The Twittersphere was just a little bit quieter this morning after Marc Andreessen, father of the Tweetstorm, vacated the platform last night. While there’s no clear answer from him or others as to why he decided to take a break, Andreessen is not the first popular Silicon Valley figure to abruptly leave the service.
Earlier this summer, Sam Altman, President of the Y Combinator Group, left citing community issues on the Twitter platform. He argued that the social network “rewards negativity and snark,” and that he felt “worse after using Twitter.”
Unlike Sam, Marc didn’t leave a Tweetstorm explaining his exit, but it is possible that many of the same reasons could have temporarily driven him off the platform. Right now the only Tweets visible on his profile are a four word post about taking a break and a retweet about neoliberalism but when Andreessen was Tweeting on all four burners, he regularly contributed to contentious political debates with other users.

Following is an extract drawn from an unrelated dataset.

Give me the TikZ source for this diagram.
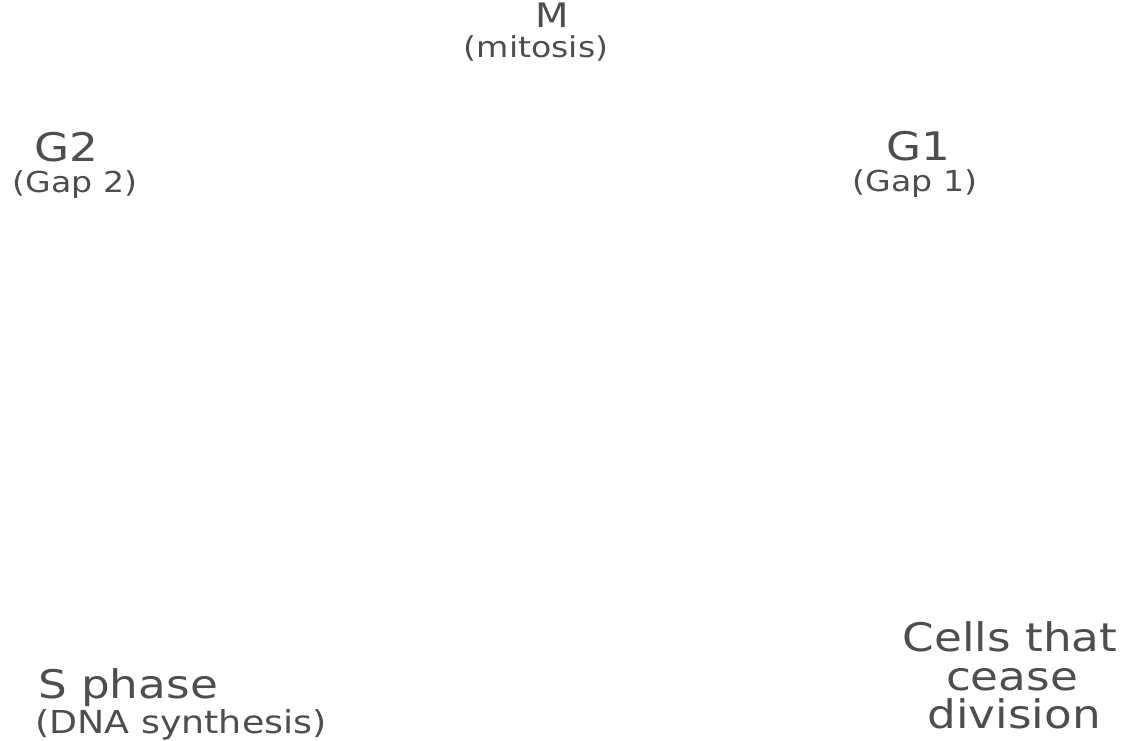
\documentclass[tikz,border=0pt]{standalone}
\usepackage{fontspec}
\newfontfamily\labfont[FakeStretch=1.15]{DejaVu Sans}
\definecolor{labgray}{RGB}{78,78,78}
\tikzset{
  x={0.025cm}, y={-0.025cm},
  phase/.style={anchor=base, inner sep=0pt, text=labgray, font=\labfont\fontsize{28}{30}\selectfont},
  mphase/.style={anchor=base, inner sep=0pt, text=labgray, font=\labfont\fontsize{24}{26}\selectfont},
  sub/.style={anchor=base, inner sep=0pt, text=labgray, font=\labfont\fontsize{20.5}{22}\selectfont},
  bigsub/.style={sub, font=\labfont\fontsize{22.5}{24}\selectfont},
}
\begin{document}
\begin{tikzpicture}
\useasboundingbox[fill=white] (0,0) rectangle (1136,741);
\clip (0,0) rectangle (1136,741);
\node[mphase] (m) at (552,28) {M};
\node[sub] (mitosis) at (536,58) {(mitosis)};
\node[phase] (g2) at (66,162) {G2};
\node[sub] (gap2) at (75,193) {(Gap 2)};
\node[phase] (g1) at (918,161) {G1};
\node[sub] (gap1) at (915,192) {(Gap 1)};
\node[phase] (s) at (128,698) {S phase};
\node[bigsub] (dna) at (181,733) {(DNA synthesis)};
\node[phase] (cells) at (1010,651) {Cells that};
\node[phase] (cease) at (1012,690) {cease};
\node[phase] (division) at (1014,728) {division};
\end{tikzpicture}
\end{document}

Of course, even Sam couldn’t resist the urge to come back to Twitter after a brief absence. Given Marc described his actions as a “break,” it will likely end much in the same way with an eventual return. Twitter as a platform has increasingly come under fire for its dismissive approach to the toxic culture permitting from some of the site’s insensitive and trolling users, though Marc isn’t usually one to back away from divisive conversations.
You could also speculate that Andreessen wanted some of his old tweeted viewpoints to disappear, but at this point it’s highly unlikely. If there was something buried in his feed that he was afraid of, he wouldn’t be able to remove it from the internet just by wiping his account — though removing it from his personal profile would certainly make it less likely to surface. The internet is full of bots that are set up to retweet every single one of his tweets. Even software couldn’t eat all of Marc Andreessen’s Tweets out there in the world.
These same bots could also provide an explanation for why Andreessen deleted all of his posts but a single odd retweet. From looking at the bots, it doesn’t appear the retweet was posted anytime close to last nights events. The original creator of the Tweet noted much the same and that the cause could have been bug relating to a previously deactivated profile.
The existence of Andreessen bots also means that this poor fellow can continue his PhD thesis.